Lock, Stock, and Two Smoking Barrels
The term Tarantino-esque has faded a bit in American Independent filmmaking, as
have the fortunes of its namesake. To judge by the debut film of British
filmmaker Guy Ritchie, that style of moviemaking hasn't died but has found
greener pastures overseas. This is an audacious, frenetic, ultimately pointless
exercise in scams, double-crosses, whimsical violence, and arty human folly.
A get-rich-quick heist, as usual, is the cause of everything. Eddie (Nick
Moran), Bacon (Jason Flemyng), Soap (Dexter Fletcher), and Tom (Jason Statham),
a hunky quartet of wanna-be high-rollers, plot to win big in a poker game with
Hatchett Harry (P.H. Moriarty), a London mobster. The game is fixed, however,
and the aspiring punks find themselves with a few days to repay a gambling debt
of half a million pounds. Their solution is to rob their neighbors, a ruthless
band of drug dealers. Their neighbors also have plans, however, as do Harry and
an assortment of other crusty ne'er-do-wells; and each scheme collides with the
others with the giddy logic of a nuclear chain reaction.
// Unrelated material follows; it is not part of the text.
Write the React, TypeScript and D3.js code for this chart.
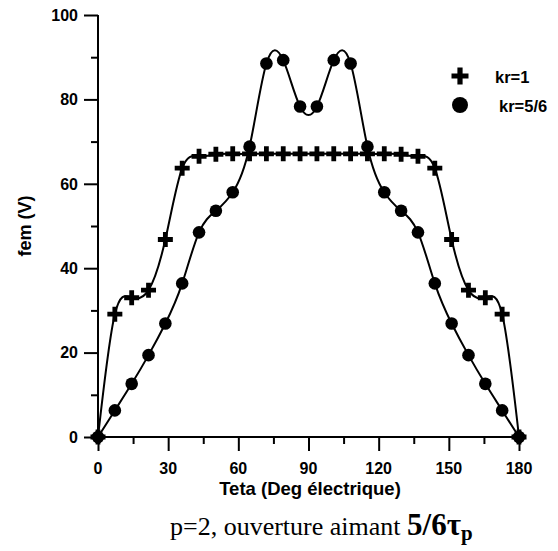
import React, { useEffect, useRef } from 'react'
import * as d3 from 'd3'

// angle (deg electrique), one sample every 7.2 deg
const teta = [0, 7.2, 14.4, 21.6, 28.8, 36, 43.2, 50.4, 57.6, 64.8, 72, 79.2, 86.4,
  93.6, 100.8, 108, 115.2, 122.4, 129.6, 136.8, 144, 151.2, 158.4, 165.6, 172.8, 180]

const femKr1 = [0, 29.1, 33, 34.8, 46.8, 63.7, 66.5, 67, 67.1, 67.1, 67.1, 67.1, 67.1,
  67.1, 67.1, 67.1, 67.1, 67.1, 67, 66.5, 63.7, 46.8, 34.8, 33, 29.1, 0]

const femKr56 = [0, 6.3, 12.6, 19.4, 26.9, 36.4, 48.5, 53.6, 58, 68.8, 88.5, 89.3, 78.3,
  78.3, 89.3, 88.5, 68.8, 58, 53.6, 48.5, 36.4, 26.9, 19.4, 12.6, 6.3, 0]

const xTicks = [0, 30, 60, 90, 120, 150, 180]
const yTicks = [0, 20, 40, 60, 80, 100]
const legendLabels = ['kr=1', 'kr=5/6']

const W = 558
const H = 551

function crossPath(cx: number, cy: number, s: number, t: number) {
  return `M${cx - s},${cy - t}H${cx - t}V${cy - s}H${cx + t}V${cy - t}H${cx + s}V${cy + t}H${cx + t}V${cy + s}H${cx - t}V${cy + t}H${cx - s}Z`
}

export default function App() {
  const ref = useRef<SVGSVGElement>(null)

  useEffect(() => {
    const svg = d3.select(ref.current)
    svg.selectAll('*').remove()

    const x = d3.scaleLinear().domain([0, 180]).range([98, 519])
    const y = d3.scaleLinear().domain([0, 100]).range([437, 15])
    const font = 'Liberation Sans, Arial, sans-serif'

    // y axis
    const yAxis = svg.append('g').attr('transform', `translate(${x(0)},0)`)
    yAxis.call(d3.axisLeft(y).tickValues(d3.range(0, 101, 10)).tickSize(14).tickFormat(() => ''))
    yAxis.selectAll('.tick line').attr('x2', (d: any) => (d % 20 === 0 ? -14 : -7)).attr('stroke-width', 2)
    yAxis.select('.domain').attr('stroke-width', 2).attr('d', `M0,${y(0)}V${y(100)}`)
    yAxis.selectAll('text.lbl')
      .data(yTicks)
      .enter()
      .append('text')
      .attr('class', 'lbl')
      .attr('x', -20)
      .attr('y', d => y(d))
      .attr('dy', '0.36em')
      .attr('text-anchor', 'end')
      .attr('fill', '#000')
      .attr('font-family', font)
      .attr('font-weight', 'bold')
      .attr('font-size', 16)
      .text(d => d)

    // x axis
    const xAxis = svg.append('g').attr('transform', `translate(0,${y(0)})`)
    xAxis.call(d3.axisBottom(x).tickValues(d3.range(0, 181, 15)).tickSize(14).tickFormat(() => ''))
    xAxis.selectAll('.tick line').attr('y2', (d: any) => (d % 30 === 0 ? 14 : 7)).attr('stroke-width', 2)
    xAxis.select('.domain').attr('stroke-width', 2).attr('d', `M${x(0)},0H${x(180)}`)
    xAxis.selectAll('text.lbl')
      .data(xTicks)
      .enter()
      .append('text')
      .attr('class', 'lbl')
      .attr('x', d => x(d))
      .attr('y', 37)
      .attr('text-anchor', 'middle')
      .attr('fill', '#000')
      .attr('font-family', font)
      .attr('font-weight', 'bold')
      .attr('font-size', 16)
      .text(d => d)

    svg.append('text')
      .attr('x', 310)
      .attr('y', 495)
      .attr('text-anchor', 'middle')
      .attr('font-family', font)
      .attr('font-weight', 'bold')
      .attr('font-size', 18.5)
      .text('Teta (Deg électrique)')

    svg.append('text')
      .attr('transform', 'translate(31,226) rotate(-90)')
      .attr('text-anchor', 'middle')
      .attr('font-family', font)
      .attr('font-weight', 'bold')
      .attr('font-size', 18)
      .text('fem (V)')

    // curves
    const line = d3.line<number>()
      .x((d, i) => x(teta[i]))
      .y(d => y(d))
      .curve(d3.curveNatural)

    svg.append('path').attr('d', line(femKr1)).attr('fill', 'none').attr('stroke', '#000').attr('stroke-width', 2)
    svg.append('path').attr('d', line(femKr56)).attr('fill', 'none').attr('stroke', '#000').attr('stroke-width', 2)

    svg.append('g')
      .selectAll('path')
      .data(femKr1)
      .enter()
      .append('path')
      .attr('d', (d, i) => crossPath(x(teta[i]), y(d), 7.5, 2.4))
      .attr('fill', '#000')

    svg.append('g')
      .selectAll('circle')
      .data(femKr56)
      .enter()
      .append('circle')
      .attr('cx', (d, i) => x(teta[i]))
      .attr('cy', d => y(d))
      .attr('r', 6.3)
      .attr('fill', '#000')

    // legend
    const lg = svg.append('g')
    lg.append('path').attr('d', crossPath(460, 76, 8.5, 2.6)).attr('fill', '#000')
    lg.append('circle').attr('cx', 460).attr('cy', 105).attr('r', 8).attr('fill', '#000')
    lg.selectAll('text')
      .data(legendLabels)
      .enter()
      .append('text')
      .attr('x', (d, i) => (i === 0 ? 495 : 499))
      .attr('y', (d, i) => 82.5 + 29 * i)
      .attr('font-family', font)
      .attr('font-weight', 'bold')
      .attr('font-size', 16.5)
      .text(d => d)

    // caption
    const cap = svg.append('text')
      .attr('x', 170)
      .attr('y', 535)
      .attr('font-family', 'Liberation Serif, Times New Roman, serif')
      .attr('font-size', 26)
    cap.append('tspan').text('p=2, ouverture aimant ')
    cap.append('tspan').attr('font-weight', 'bold').attr('font-size', 31).text('5/6τ')
    cap.append('tspan').attr('font-weight', 'bold').attr('font-size', 21).attr('dy', 5).text('p')
  }, [])

  return (
    <svg ref={ref} width={W} height={H} style={{ display: 'block', position: 'absolute', left: 0, top: 0 }} />
  )
}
Ritchie orchestrates the plots and anti-plots with the delight of a sadistic
child whose artistic palette brims with cinematic pyrotechnics and movie
allusions. Sometimes his showoff style seems gratuitous. But the performances
-- especially by fierce footballer Vinnie Jones and the late, real-life tough
guy Lenny McLean as two of Hatchett Harry's henchmen -- give the frivolity the
needed flesh and blood. By the end of Lock, Stock, Ritchie's career
shows signs of smoking. At the Avon.